## [Given instruction]
The lines from the top of the material through the line with "import pandas as pd" are to be set down exactly. Leave the pictures out.

——————

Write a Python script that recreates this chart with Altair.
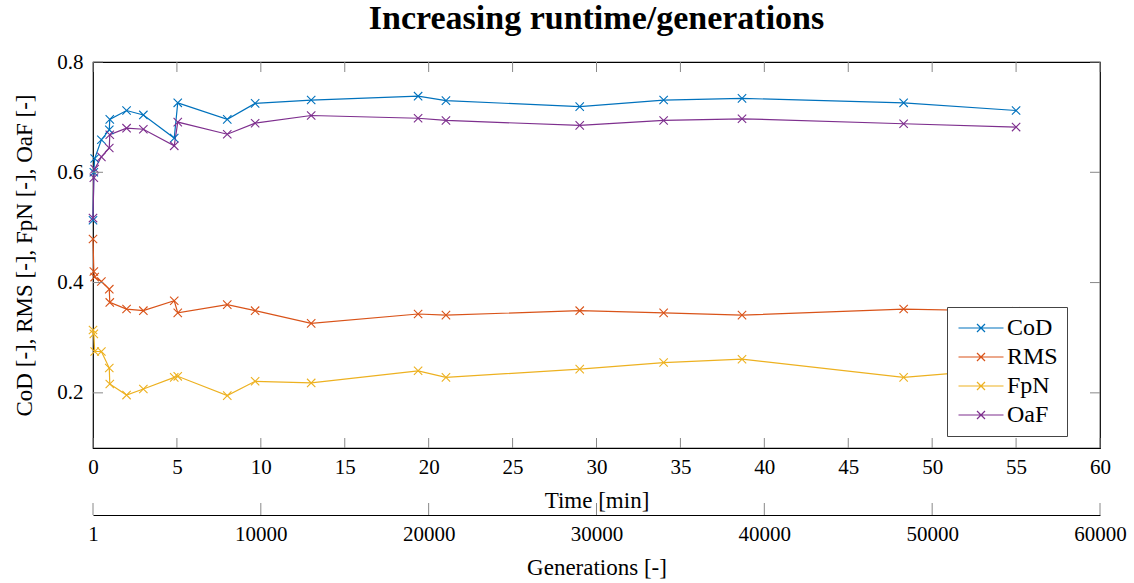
import altair as alt
import pandas as pd

# ---------------- data ----------------
time_min = [0, 0.05, 0.1, 0.5, 0.97, 1.0, 2, 3, 4.84, 5.05, 8, 9.66,
            13, 19.37, 21.03, 29, 34, 38.67, 48.3, 55]
cod = [0.513, 0.600, 0.625, 0.659, 0.677, 0.696, 0.712, 0.704, 0.662, 0.726,
       0.696, 0.725, 0.731, 0.738, 0.730, 0.719, 0.731, 0.734, 0.726, 0.712]
rms = [0.479, 0.420, 0.410, 0.402, 0.388, 0.364, 0.352, 0.349, 0.367, 0.345,
       0.360, 0.349, 0.326, 0.343, 0.341, 0.349, 0.345, 0.341, 0.352, 0.348]
fpn = [0.314, 0.307, 0.275, 0.275, 0.245, 0.216, 0.196, 0.207, 0.228, 0.230,
       0.195, 0.221, 0.218, 0.240, 0.228, 0.243, 0.255, 0.261, 0.228, 0.245]
oaf = [0.517, 0.590, 0.606, 0.628, 0.644, 0.668, 0.680, 0.678, 0.648, 0.691,
       0.669, 0.689, 0.703, 0.698, 0.694, 0.685, 0.694, 0.697, 0.688, 0.682]

series_names = ["CoD", "RMS", "FpN", "OaF"]
series_colors = ["#0072BD", "#D95319", "#EDB120", "#7E2F8E"]

time_ticks = [0, 5, 10, 15, 20, 25, 30, 35, 40, 45, 50, 55, 60]
value_ticks = [0.2, 0.4, 0.6, 0.8]
gen_ticks = [1, 10000, 20000, 30000, 40000, 50000, 60000]

# ---------------- build tables ----------------
rows = []
for name, vals in zip(series_names, [cod, rms, fpn, oaf]):
    for i, (t, v) in enumerate(zip(time_min, vals)):
        rows.append({"series": name, "time": t, "value": v, "idx": i})
df = pd.DataFrame(rows)
tt_df = pd.DataFrame({"time": time_ticks})
vt_df = pd.DataFrame({"value": value_ticks})
gen_df = pd.DataFrame({"g": gen_ticks})

W, H = 1007, 386
FONT = "Liberation Serif"
LBL = 21
TTL = 23
xscale = alt.Scale(domain=[0, 60], nice=False, zero=False)
yscale = alt.Scale(domain=[0.1, 0.8], nice=False, zero=False)
gscale = alt.Scale(domain=[1, 60000], nice=False, zero=False)
cscale = alt.Scale(domain=series_names, range=series_colors)

xaxis = alt.Axis(values=time_ticks, ticks=False, domain=False, grid=False,
                 labelPadding=8, title="Time [min]", titlePadding=12, labelFlush=False,
                 labelFontSize=LBL, titleFontSize=TTL, labelColor="black",
                 titleColor="black", titleFontWeight="normal", format="d")
yaxis = alt.Axis(values=value_ticks, ticks=False, domain=False, grid=False, labelFlush=False,
                 format=".1f", labelPadding=10, title="CoD [-], RMS [-], FpN [-], OaF [-]",
                 titlePadding=20, labelFontSize=LBL, titleFontSize=TTL,
                 labelColor="black", titleColor="black", titleFontWeight="normal")

XMARK = "M-1,-1L1,1M-1,1L1,-1"
LEG_SYM = "M-4.5,0L4.5,0M-0.8,-0.8L0.8,0.8M-0.8,0.8L0.8,-0.8"

lines = alt.Chart(df).mark_line(strokeWidth=1.2, clip=False).encode(
    x=alt.X("time:Q", scale=xscale, axis=xaxis),
    y=alt.Y("value:Q", scale=yscale, axis=yaxis),
    color=alt.Color("series:N", scale=cscale, sort=series_names,
                    legend=alt.Legend(title=None, orient="none", legendX=854, legendY=245,
                                      symbolType=LEG_SYM, symbolSize=100, symbolStrokeWidth=1.2,
                                      symbolFillColor="transparent", symbolOffset=13,
                                      labelOffset=14, labelFontSize=24, labelColor="black",
                                      rowPadding=5, padding=9, strokeColor="#444",
                                      fillColor="white", cornerRadius=0)),
    order="idx:Q",
)

points = alt.Chart(df).mark_point(shape=XMARK, size=70, filled=False, strokeWidth=1.1,
                                  opacity=1, clip=False).encode(
    x=alt.X("time:Q", scale=xscale, axis=xaxis),
    y=alt.Y("value:Q", scale=yscale, axis=yaxis),
    color=alt.Color("series:N", scale=cscale, legend=None),
)

tick_color = "#888"
bx = alt.Chart(tt_df).mark_rule(color=tick_color, strokeWidth=1).encode(
    x=alt.X("time:Q", scale=xscale, axis=xaxis), y=alt.value(H), y2=alt.value(H - 10))
tx = alt.Chart(tt_df).mark_rule(color=tick_color, strokeWidth=1).encode(
    x=alt.X("time:Q", scale=xscale, axis=xaxis), y=alt.value(0), y2=alt.value(10))
ly = alt.Chart(vt_df).mark_rule(color=tick_color, strokeWidth=1).encode(
    y=alt.Y("value:Q", scale=yscale, axis=yaxis), x=alt.value(0), x2=alt.value(10))
ry = alt.Chart(vt_df).mark_rule(color=tick_color, strokeWidth=1).encode(
    y=alt.Y("value:Q", scale=yscale, axis=yaxis), x=alt.value(W - 10), x2=alt.value(W))

main = alt.layer(lines, points, bx, tx, ly, ry)

gen = alt.Chart(gen_df).mark_rule(color=tick_color, strokeWidth=1, clip=False).encode(
    x=alt.X("g:Q", scale=gscale,
            axis=alt.Axis(orient="bottom", offset=67, values=gen_ticks, ticks=False,
                          domain=True, domainColor="black", domainWidth=1, grid=False,
                          labelPadding=8, format="d", title="Generations [-]",
                          titlePadding=12, labelFontSize=LBL, titleFontSize=TTL,
                          labelColor="black", titleColor="black", titleFontWeight="normal",
                          labelFlush=False)),
    y=alt.value(H + 55), y2=alt.value(H + 67),
)

chart = alt.layer(main, gen).resolve_scale(x="independent").properties(
    width=W, height=H,
    title=alt.TitleParams("Increasing runtime/generations", fontSize=34, font=FONT,
                          fontWeight="bold", anchor="middle", offset=15, color="black"),
    autosize=alt.AutoSizeParams(type="none"),
    padding={"left": 93, "top": 62, "right": 34, "bottom": 135},
).configure(font=FONT).configure_view(stroke="black", strokeWidth=1.2).configure_axis(
    labelFont=FONT, titleFont=FONT).configure_legend(labelFont=FONT)

chart.save("out.html", embed_options={"renderer": "svg", "actions": False})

——————

## [Solution for this exercise]
Write a Python script that recreates this chart with Altair.
import altair as alt
import pandas as pd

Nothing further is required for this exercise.